On a fairly big data set (413795 tests to be done) the simple version
took 449m33.496s,
while the parallel one (with 4 nodes of a socket cluster) 486m24.006s.
While running it begins with 4 processes and after a short time only
one remains active. This
process occupies a bunch of memory so I'm guessing that it's the one
taking care of the "reduce"
step that puts together the results, but I would have hoped in better
performances. [On
a smaller subset of data the parallel results were better than the serial ones].
I'm trying now with mpi but it seems to be aiming at the same results.

Maybe I'm doing something wrong, chosen the wrong data structure or
something like that,
as long as I'm not an experienced R programmer at all, so
I'm pasting here the relevant part of the source code:

get_fisher <- function(counts){
  mat <- matrix(as.numeric(counts[c("a","b", "c", "d")]), ncol=2)
  colnames(mat) <- c('1', '2')
  rownames(mat) <- c('f', 'g')
  f <- fisher.test(as.table(mat), alt="two.sided")
  return(c(counts["id"], f$p.value))
}

if (!is.null(opt$parallel)) {
        library("snow")
        library("Rmpi")
        cl <- makeMPIcluster(opt$parallel)
        #cl <- makeSOCKcluster(rep("localhost", opt$parallel))
}

counts <- read.table("stdin", sep="\t")
colnames(counts) <- c("id", "exon1","gene1", "exon2", "gene2")
if (!is.null(opt$parallel)) {
        fishers <- parApply(cl, counts, 1,  get_fisher)
        stopCluster(cl)
} else {
        fishers <- apply(counts, 1,  get_fisher)
}
df <- as.data.frame(fishers)
write.table(df, file="", sep="\t", quote=FALSE, col=F, append=T, row.names=F)

Thank you for your help,
Elena Grassi
#
Hi Elena --
On 09/28/2012 04:02 AM, Elena Grassi wrote:
the problem is that the amount of 'work' for each calculation is small, 
so that any gain from parallel calculation is offset by the cost of 
sending data back and forth, etc.
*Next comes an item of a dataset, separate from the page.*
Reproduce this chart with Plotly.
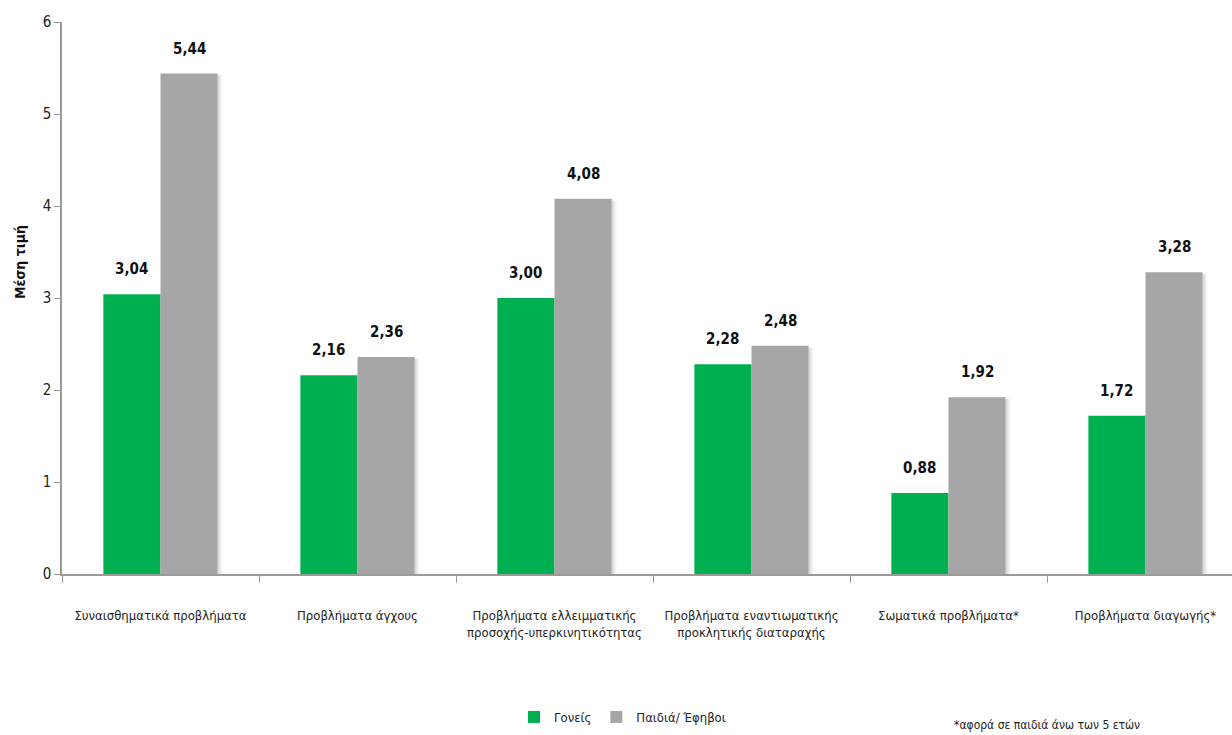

Try to group the work into a list of 
tasks, and do each element on the task list on a separate processor. 
Here is some data

     opt <- list(parallel = 8)
     df <- data.frame(a=3, b=1, c=1, d=3, id=seq_len(1000))

we use the 'parallel' package, which comes with base R. On a non-windows 
machine we'd rather use mclapply without explicitly making a cluster.

     library(parallel)
     cl <- makeCluster(opt$parallel, "SOCK")
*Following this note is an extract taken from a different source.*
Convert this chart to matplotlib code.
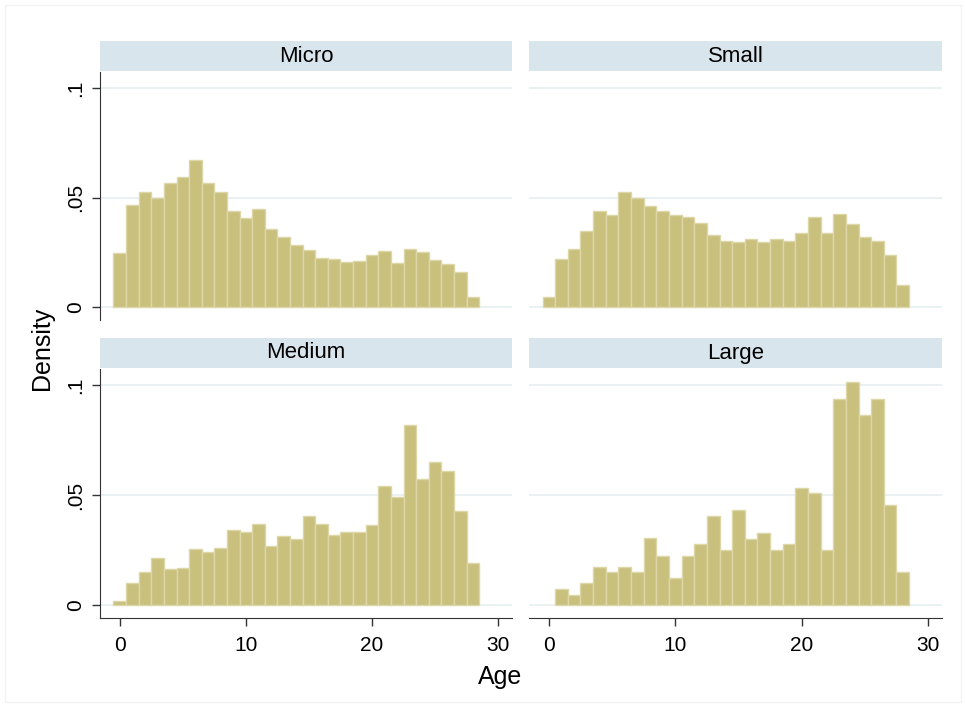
import numpy as np
import matplotlib
matplotlib.use("Agg")
import matplotlib.pyplot as plt
from matplotlib.patches import Rectangle

plt.rcParams['font.family'] = ['Liberation Sans', 'DejaVu Sans']

# Histogram densities by firm size, one bin per year of age
micro_start = 0
micro = [0.0248, 0.0467, 0.0524, 0.0500, 0.0568, 0.0595, 0.0674, 0.0568, 0.0524, 0.0438,
         0.0409, 0.0447, 0.0356, 0.0322, 0.0284, 0.0263, 0.0224, 0.0219, 0.0207, 0.0211,
         0.0239, 0.0255, 0.0201, 0.0267, 0.0252, 0.0218, 0.0198, 0.0159, 0.0048]
small_start = 0
small = [0.0045, 0.0219, 0.0264, 0.0350, 0.0441, 0.0420, 0.0526, 0.0497, 0.0462, 0.0438,
         0.0420, 0.0412, 0.0387, 0.0332, 0.0302, 0.0298, 0.0314, 0.0296, 0.0311, 0.0304,
         0.0337, 0.0411, 0.0337, 0.0424, 0.0382, 0.0320, 0.0301, 0.0239, 0.0103]
medium_start = 0
medium = [0.0021, 0.0102, 0.0150, 0.0217, 0.0166, 0.0170, 0.0254, 0.0240, 0.0258, 0.0340,
          0.0331, 0.0371, 0.0271, 0.0315, 0.0302, 0.0406, 0.0368, 0.0319, 0.0334, 0.0334,
          0.0363, 0.0540, 0.0492, 0.0818, 0.0576, 0.0649, 0.0609, 0.0427, 0.0193]
large_start = 1
large = [0.0076, 0.0047, 0.0102, 0.0176, 0.0150, 0.0176, 0.0152, 0.0304, 0.0226, 0.0126,
         0.0226, 0.0278, 0.0406, 0.0252, 0.0432, 0.0302, 0.0328, 0.0252, 0.0278, 0.0535,
         0.0509, 0.0252, 0.0939, 0.1017, 0.0865, 0.0939, 0.0457, 0.0152]

panels = [("Micro", micro_start, micro),
          ("Small", small_start, small),
          ("Medium", medium_start, medium),
          ("Large", large_start, large)]

x_ticks = [0, 10, 20, 30]
y_ticks = [0, 0.05, 0.1]
y_ticklabels = ["0", ".05", ".1"]

W, H = 966, 707
fig = plt.figure(figsize=(W / 100, H / 100), dpi=100)
fig.patch.set_facecolor("white")

bar_color = "#C9C07E"
edge_color = "#DDD7A8"
strip_color = "#D9E5EC"
grid_color = "#E6EFF1"

# faint outer frame of the graph region
fig.add_artist(Rectangle((5 / W, 5 / H), 1 - 10 / W, 1 - 10 / H,
                         transform=fig.transFigure, fill=False,
                         edgecolor="#F1F3F4", linewidth=1))

# panel boxes in pixel units: (left, right, top, bottom)
boxes = [(100, 512, 72, 320), (529, 942, 72, 320),
         (100, 512, 369, 618), (529, 942, 369, 618)]
strip_h = 30

for i, ((title, start, vals), (l, r, t, b)) in enumerate(zip(panels, boxes)):
    ax = fig.add_axes([l / W, 1 - b / H, (r - l) / W, (b - t) / H])
    centers = np.arange(start, start + len(vals))
    ax.bar(centers, vals, width=1.0, color=bar_color, edgecolor=edge_color,
           linewidth=1.0, zorder=2)
    ax.set_xlim(-1.57, 31.1)
    ax.set_ylim(-0.0058, 0.1074)
    for yv in y_ticks:
        ax.axhline(yv, color=grid_color, linewidth=1.2, zorder=1)
    for s in ax.spines.values():
        s.set_visible(False)
    ax.set_yticks(y_ticks)
    ax.set_xticks(x_ticks)
    left_col = i % 2 == 0
    bottom_row = i >= 2
    if left_col:
        ax.spines['left'].set_visible(True)
        ax.spines['left'].set_color("#333333")
        ax.set_yticklabels(y_ticklabels, rotation=90, va='center', fontsize=15)
        ax.tick_params(axis='y', length=6, width=1, color="#333333", pad=5)
    else:
        ax.tick_params(axis='y', length=0, labelleft=False)
    if bottom_row:
        ax.spines['bottom'].set_visible(True)
        ax.spines['bottom'].set_color("#333333")
        ax.set_xticklabels([str(v) for v in x_ticks], fontsize=15)
        ax.tick_params(axis='x', length=6, width=1, color="#333333", pad=7)
    else:
        ax.tick_params(axis='x', length=0, labelbottom=False)

    sax = fig.add_axes([l / W, 1 - (t - 1) / H, (r - l) / W, strip_h / H])
    sax.set_facecolor(strip_color)
    sax.set_xticks([])
    sax.set_yticks([])
    for s in sax.spines.values():
        s.set_visible(False)
    sax.text(0.5, 0.5, title, ha='center', va='center', fontsize=16,
             transform=sax.transAxes)

fig.text(42 / W, 1 - 348 / H, "Density", rotation=90, ha='center', va='center',
         fontsize=18)
fig.text(500 / W, 1 - 677 / H, "Age", ha='center', va='center', fontsize=18)

fig.savefig("out.png", dpi=100, facecolor="white")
here's the function we want to apply to each row; I changed the return 
value so that it's a numeric vector rather than a list

     get_fisher <- function(counts){
       mat <- matrix(as.numeric(counts[c("a","b", "c", "d")]), ncol=2)
       colnames(mat) <- c('1', '2')
       rownames(mat) <- c('f', 'g')
       f <- fisher.test(as.table(mat), alt="two.sided")
       return(c(counts[["id"]], f$p.value))
     }

here we divide the work in to a list of tasks

     idx <- splitIndices(nrow(df), opt$parallel)

worth taking a look at idx -- str(idx) -- a list of length opt$parallel, 
with each element containing a vector of indices representing the rows 
that a cluster node will operate on. Now send the elements of idx to the 
processor nodes, one vector of indices to each processor. On the 
processors, do the work using apply.

     result0 <- parLapply(cl, idx, function(i, df, FUN) {
         apply(df[i,,drop=FALSE], 1, FUN)
     }, df, get_fisher)

We need to knit our tasks back together, which in this case can be done with

     result <- do.call(rbind, lapply(result0, t))

Hope this helps,

Martin

  
    
#
On Fri, Sep 28, 2012 at 3:22 PM, Martin Morgan <mtmorgan at fhcrc.org> wrote:

            
Yup, that's a sensible explanation, even if having only a single
process alive for the majority
of the computational time was an hint of something slightly different
from my point of view, maybe wrong :)

Thank you very much for your suggestion, I will give it a try right
away (as soon as our computational resources are free, at least :) ).

E.
#
Ok, I could not resist, and bang!, big improvement:
18m16.856s

With only 4 nodes, that's a huge improvement (even better than I expected).

Thank you very much,
E.